Wilhelm
Kosch (Hrsg.), Joseph v. Eichendorff. Tagebücher
(Regensburg: Habbel 1908) [= Joseph v. Eichendorff. Historisch-kritische Ausgabe. In
Verbindung mit Philipp August Becker hrsg. von Wilhelm Kosch und August Sauer (1908ff.),
Bd. 11], 254f.
Berlin, 24. 12. 1809
24.
Brach meine Krankheit von neuem so plötzlich und so gewaltig von allen Seiten aus, daß
ich in den heftigen Fiebern 4 Tage lang in meiner Nebenkammer, aus welcher nun Wilhelm
mit seinem Bette auszog, das Bett hühten mußte. Darauf auf dem Canapée mit
Kißen u. Mantel zugedekt, ohne ein Wort lesen, rauchen etc: zu können, über 8
Tage in der verzweiflungsvollsten Lage hingedüstert. Und nun von Ende December
bis Ende Februar nichts Denkwürdiges, als: Ewige unerträgliche Störung durch
den Zaubertiegel anfangs zu beiden Seiten). Trotz diesem damals doch noch immerfort
Kleinigk: gedichtet, Briefe an L [uise], H. Caplan etc:
geschrieben. Eröffnung. Schrekliche Entzündung. Fürchterlichste Schmerzen, so daß ich
auf dem Canapé weder liegen noch sizen, und mich den ganzen Tag durchaus nicht
einen Schritt weit rühren konnte. Kaum wieder vergangen, wurde diese Entzündung recitiv
mit allen den Qualen.

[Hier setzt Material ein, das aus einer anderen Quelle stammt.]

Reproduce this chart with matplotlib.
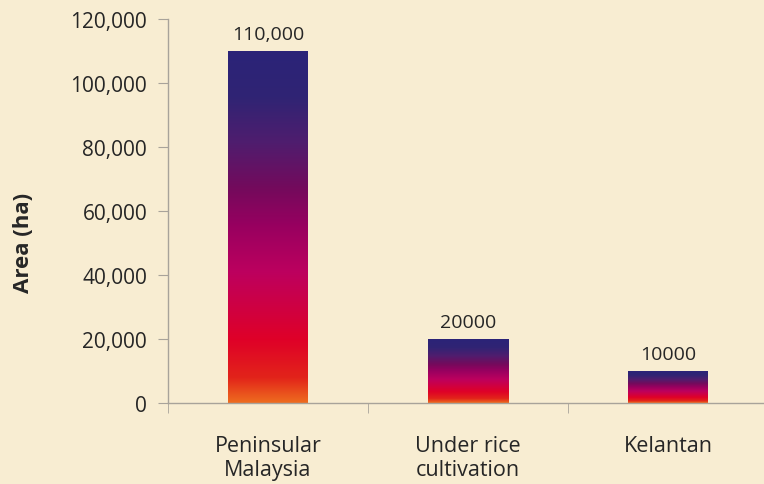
import numpy as np
import matplotlib
matplotlib.use("Agg")
import matplotlib.pyplot as plt
from matplotlib.colors import LinearSegmentedColormap
from matplotlib.patches import Rectangle

categories = ["Peninsular\nMalaysia", "Under rice\ncultivation", "Kelantan"]
values = [110000, 20000, 10000]
value_labels = ["110,000", "20000", "10000"]
y_ticks = [0, 20000, 40000, 60000, 80000, 100000, 120000]

plt.rcParams["font.family"] = ["Open Sans", "DejaVu Sans"]

bg = "#f8edd2"
axis_col = "#a8a39a"
text_col = "#262626"

grad = LinearSegmentedColormap.from_list("bar_grad", [
    (0.00, "#ee6c1f"),
    (0.07, "#e2241a"),
    (0.18, "#df0028"),
    (0.37, "#bd005e"),
    (0.50, "#990060"),
    (0.61, "#740a5c"),
    (0.74, "#4f1d6e"),
    (0.87, "#302474"),
    (1.00, "#2b2378"),
])

fig = plt.figure(figsize=(7.64, 4.85), dpi=100, facecolor=bg)
ax = fig.add_axes([168 / 764, (485 - 404) / 485, 600 / 764, 384 / 485])
ax.set_facecolor("none")

x = np.arange(len(categories))
bar_w = 0.4
bars = ax.bar(x, values, width=bar_w, color="none", edgecolor="none", zorder=2)

ramp = np.linspace(0, 1, 256).reshape(-1, 1)
for b in bars:
    x0, w, h = b.get_x(), b.get_width(), b.get_height()
    im = ax.imshow(ramp, cmap=grad, origin="lower", aspect="auto",
                   extent=(x0, x0 + w, 0, h), zorder=2, interpolation="bilinear")
    clip = Rectangle((x0, 0), w, h, transform=ax.transData)
    im.set_clip_path(clip)

for xi, v, lab in zip(x, values, value_labels):
    ax.annotate(lab, (xi, v), xytext=(0, 6), textcoords="offset points",
                ha="center", va="bottom", fontsize=14, color=text_col)

ax.set_xlim(-0.5, len(categories) - 0.5)
ax.set_ylim(0, 120000)
ax.set_yticks(y_ticks)
ax.set_yticklabels([f"{t:,}" for t in y_ticks], fontsize=15, color=text_col)

ax.set_xticks(x)
ax.set_xticklabels(categories, fontsize=15.5, color=text_col, linespacing=1.2)
ax.tick_params(axis="x", length=0, pad=23)
ax.set_xticks(np.arange(len(categories) + 1) - 0.5, minor=True)
ax.tick_params(axis="x", which="minor", length=7, color=axis_col, direction="out")
ax.tick_params(axis="y", length=7, color=axis_col, direction="out", pad=8)

for s in ["top", "right"]:
    ax.spines[s].set_visible(False)
for s in ["left", "bottom"]:
    ax.spines[s].set_color(axis_col)
    ax.spines[s].set_linewidth(1.0)

ax.set_ylabel("Area (ha)", fontsize=16, fontweight="bold", color=text_col)
ax.yaxis.set_label_coords(34 / 764, (485 - 243) / 485, transform=fig.transFigure)

fig.savefig("out.png", dpi=100, facecolor=bg)
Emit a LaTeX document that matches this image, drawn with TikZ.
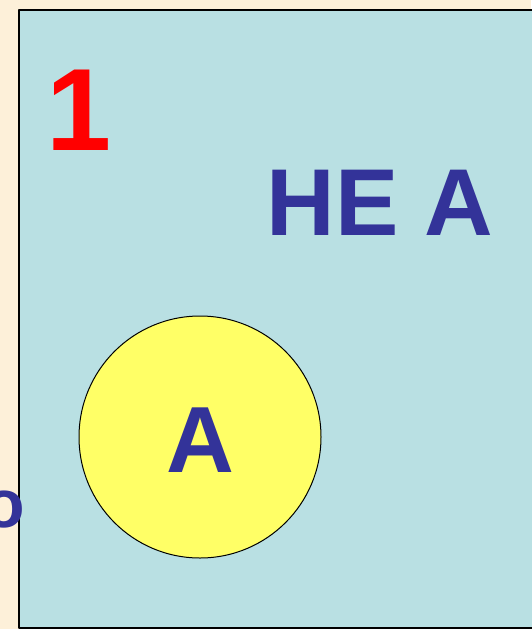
\documentclass[tikz,border=0pt]{standalone}
\usepackage{fontspec}
\setmainfont{Liberation Sans}
\definecolor{parchment}{HTML}{FDF0D9}
\definecolor{setblue}{HTML}{B9E0E3}
\definecolor{inkblue}{HTML}{333399}
\definecolor{setyellow}{HTML}{FFFF66}
\tikzset{
  bigtext/.style={font=\bfseries\fontsize{#1}{#1}\selectfont, inner sep=0pt, anchor=base},
}
\begin{document}
\begin{tikzpicture}[x=1pt, y=-1pt, line join=round]
	% page
	\fill[parchment] (0,0) rectangle (531,629);
	\useasboundingbox (0,0) rectangle (531,629);
	% universal set
	\filldraw[fill=setblue, draw=black, line width=2pt] (19,10) rectangle (540,628);
	% set A
	\filldraw[fill=setyellow, draw=black, line width=1pt] (200,437) circle (121);
	
	\node[bigtext=117, text=red] (one) at (79,150) {1};
	\node[bigtext=95, text=inkblue] (notA) at (380,235) {НЕ А};
	\node[bigtext=94, text=inkblue] (A) at (200,472) {А};
	\node[bigtext=68, text=inkblue] (o) at (4,527) {о};
\end{tikzpicture}
\end{document}
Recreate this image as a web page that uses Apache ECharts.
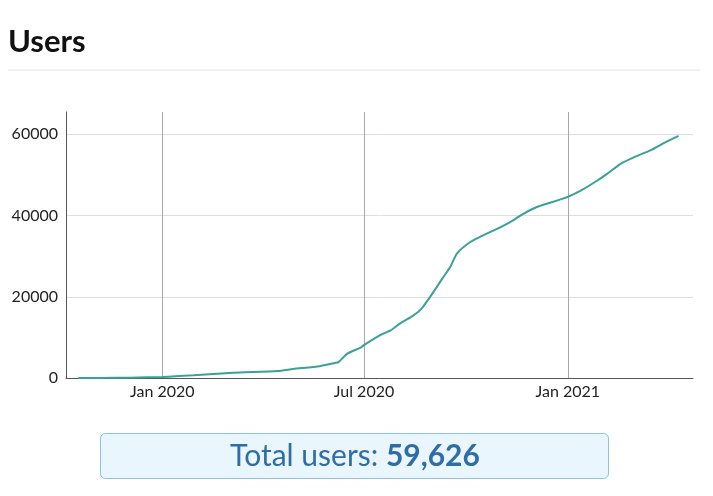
<!DOCTYPE html>
<html>
<head>
<meta charset="utf-8">
<script src="https://cdn.jsdelivr.net/npm/echarts@6/dist/echarts.min.js"></script>
<style>
  html, body { margin: 0; padding: 0; background: #fff; }
  #main { width: 713px; height: 496px; }
</style>
</head>
<body>
<div id="main"></div>
<script>
// cumulative users
var dates = [
  '2019-10-17', '2019-11-06', '2019-12-03', '2020-01-01', '2020-01-29',
  '2020-03-05', '2020-04-14', '2020-04-28', '2020-05-22', '2020-06-05',
  '2020-06-08', '2020-06-16', '2020-06-28', '2020-07-01', '2020-07-16',
  '2020-07-25', '2020-08-03', '2020-08-14', '2020-08-22', '2020-09-01',
  '2020-09-10', '2020-09-17', '2020-09-23', '2020-10-05', '2020-10-17',
  '2020-11-01', '2020-11-13', '2020-11-21', '2020-12-04', '2020-12-19',
  '2021-01-01', '2021-01-13', '2021-01-28', '2021-02-06', '2021-02-18',
  '2021-03-02', '2021-03-17', '2021-03-29', '2021-04-11'
];
var users = [
  0, 20, 90, 250, 650,
  1300, 1700, 2200, 2900, 3700,
  3900, 6000, 7500, 8100, 10600,
  11700, 13500, 15300, 17100, 20900,
  24600, 27400, 30700, 33500, 35200,
  37100, 38900, 40300, 42100, 43400,
  44600, 46200, 48700, 50400, 52800,
  54400, 56100, 57900, 59626
];
var xTicks = ['2020-01-01', '2020-07-01', '2021-01-01'];
var yTicks = [0, 20000, 40000, 60000];
var totalUsers = 59626;

var monthNames = ['Jan', 'Feb', 'Mar', 'Apr', 'May', 'Jun', 'Jul', 'Aug', 'Sep', 'Oct', 'Nov', 'Dec'];

function toTime(s) {
  var p = s.split('-');
  return new Date(+p[0], +p[1] - 1, +p[2]).getTime();
}

var chart = echarts.init(document.getElementById('main'));

var seriesData = dates.map(function(d, i) {
  return [toTime(d), users[i]];
});
var xTickTimes = xTicks.map(toTime);

chart.setOption({
  animation: false,
  textStyle: { fontFamily: 'Lato' },
  title: {
    text: 'Users',
    left: 3,
    top: 21,
    textStyle: { fontFamily: 'Lato', fontSize: 31, fontWeight: 'bold', color: '#111' }
  },
  graphic: [
    {
      type: 'line',
      shape: { x1: 8, y1: 70, x2: 700, y2: 70 },
      style: { stroke: '#e4e4e4', lineWidth: 1 }
    },
    {
      type: 'rect',
      shape: { x: 100.5, y: 433.5, width: 508, height: 45, r: 5 },
      style: { fill: '#eaf6fd', stroke: '#8cc2df', lineWidth: 1 }
    },
    {
      type: 'text',
      x: 355,
      y: 456,
      style: {
        text: '{a|Total users: }{b|' + totalUsers.toLocaleString('en-US') + '}',
        align: 'center',
        verticalAlign: 'middle',
        rich: {
          a: { fontFamily: 'Lato', fontSize: 30, fill: '#2f6da8' },
          b: { fontFamily: 'Lato', fontSize: 30, fontWeight: 'bold', fill: '#2f6da8' }
        }
      }
    }
  ],
  grid: {
    left: 66,
    right: 20,
    top: 112,
    bottom: 118
  },
  xAxis: {
    type: 'value',
    min: toTime('2019-10-06'),
    max: toTime('2021-04-24'),
    axisLine: { lineStyle: { color: '#555', width: 1 } },
    axisTick: { show: false, customValues: xTickTimes },
    axisLabel: {
      customValues: xTickTimes,
      color: '#222',
      fontSize: 16,
      margin: 6,
      formatter: function(v) {
        var d = new Date(v);
        return monthNames[d.getMonth()] + ' ' + d.getFullYear();
      }
    },
    splitLine: { show: true, lineStyle: { color: '#a8a8a8', width: 1 } }
  },
  yAxis: {
    type: 'value',
    min: 0,
    max: 65500,
    axisLine: { show: true, lineStyle: { color: '#555', width: 1 } },
    axisTick: { show: false, customValues: yTicks },
    axisLabel: {
      customValues: yTicks,
      color: '#222',
      fontSize: 16,
      margin: 8,
      formatter: function(v) { return String(v); }
    },
    splitLine: { show: true, lineStyle: { color: '#dedede', width: 1 } }
  },
  series: [{
    name: 'Users',
    type: 'line',
    data: seriesData,
    showSymbol: false,
    smooth: 0.2,
    lineStyle: { color: '#3aa198', width: 2 },
    itemStyle: { color: '#3aa198' }
  }]
});
</script>
</body>
</html>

Inzwischen Hemde und Hosen am Leibe faulend, vor gänzlicher
Entkräftung, Tag (beim Eßen) u. Nacht fast zu Tode schwitzend, am Leibe verbrannt, mit
Wunden bedekt und zerfleischt, Bart und Nägel langgewachsen, früh und Abends Besuche vom
kleinen Famulus. So saß ich also die trüben, <255:> halblichten
Wintertage hindurch, ohne mich zu rühren, auf meinem Canapé, in das ich schon
tiefe Löcher gedrükt, rechts in der Eke die Pfeiffen, vor mir den großen Tisch, mit
Schlegel, Lacrimas, Bouterwecks Litteraturgeschichte, Bragur, die
berühmte Guntha, Phöbus von Kleist u. Müller etc: etc:
welches ich alles mit Heißhunger zum gänzlichen Ueberdruß hinunterfraß. Die
schreklichen, langen Abende, während Wilh: u. Loeben in der Commödie,
bei Müller, Sander etc:, eben so ganz allein beim bleichen Schein des Lichts wie
in einer Gruft zugebracht. Anfangs Thee (auch Kartoffeln) später Prezel mit
Butter u. Aepfel, Waßer mit Milch. Dazwischen schrekliche Perioden von
Leibschmerzen, Kopfweh etc:. So überwältigte mich endlich die öde, trost- und
hülflose Einsamkeit, so daß ich an Gesundheit und mir verzweifelte. Schwarzeste Melancholie.
Im Februar besuchte uns einmal der herrliche Brentano. Sein
Weltauslachen und sogenannte Grobheit bis zum göttlichen Wahnsinn. Er spielte Guitarre.
Sein Bettler, blau, blau, König v. Thule etc: himmlisch. Er schikte mir Bücher,
als: Cellini, 2 Theile des herrl: Simplicissimi einen chines:
Roman etc:. Besuche von Loeben und
Vorlesen . Angenehme Abende, wenn ich u. Wilh: allein bei Taback
u. Prezel allein zu Hause lesend etc:. Binde etc.